I’m left remembering our days in Europe, when he was the poetry editor and I was the Paris editor of The Paris Review. It’s hard for those who weren’t alive then to imagine the circumstances of our lives, especially our marginal literary/publishing lives. For most of that period, neither Tom nor I had phones. Our addresses changed often—especially his, since I had the constancy of a tiny one-room office in Paris. To send manuscripts and proofs back and forth was arduous and slow. When I visited him in Brightlingsea, Essex, one time (he was teaching, sort of, in Cambridge), we spent hours comparing notes on the past, like our childhood baseball devotions (he had been a hot-dog vendor in Chicago), and lamenting how difficult it was to follow the White Sox and the Dodgers from exile.
I’m writing this the day after he died, and I’m looking at the issues we worked on together, dated Summer–Fall 1964 through Spring 1966 (The Paris Review was supposed to appear quarterly but never did back then, due to endless financial crises and the irregular qualities of our New York boss, George Plimpton). The poetry includes works by Larry Eigner, Louis, Zukovsky, Charles Olson, Robert Bly, Ted Berrigan, Allen Ginsberg, Gary Snyder, Denise Levertov (a rare woman!), Philip Whalen, Ron Padgett, and Aram Saroyan. Tom’s wonderful interview with Ginsberg was published in the Spring 1966 issue. Tom remained poetry editor until 1973, when he moved to California for a long—and marginal in every sense—life as a writer and father. Every year, a book or two emerged. We are left with them as his shining legacy.
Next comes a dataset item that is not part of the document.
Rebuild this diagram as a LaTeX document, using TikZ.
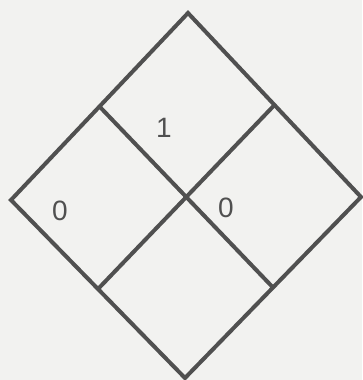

Here are some of Tom’s last words, from his final blog post, on the day of his death, titled “the dance of conquest is going to have to wait”:
When your twittering machine starts feeling kind of neglected… pouting there beside your pillow as though it thinks maybe you don’t love it any more… and in the night you hear its familiar call… beckoning… something deep in your heroic teuton outerboroughs bonespurs awakens… as you go into motion your imperial robe pinches a bit… you loosen the belt strap… your twittering machine won’t let you rest… tweet with me now, it croons impatiently… your tiny fat fingers do an anxious little jig around it and now you hardly know what you’re doing… you’re in power glide… then its strange ravening dead bird mouth beak opens and… out comes a sound only other dead birds and Republicans can hear!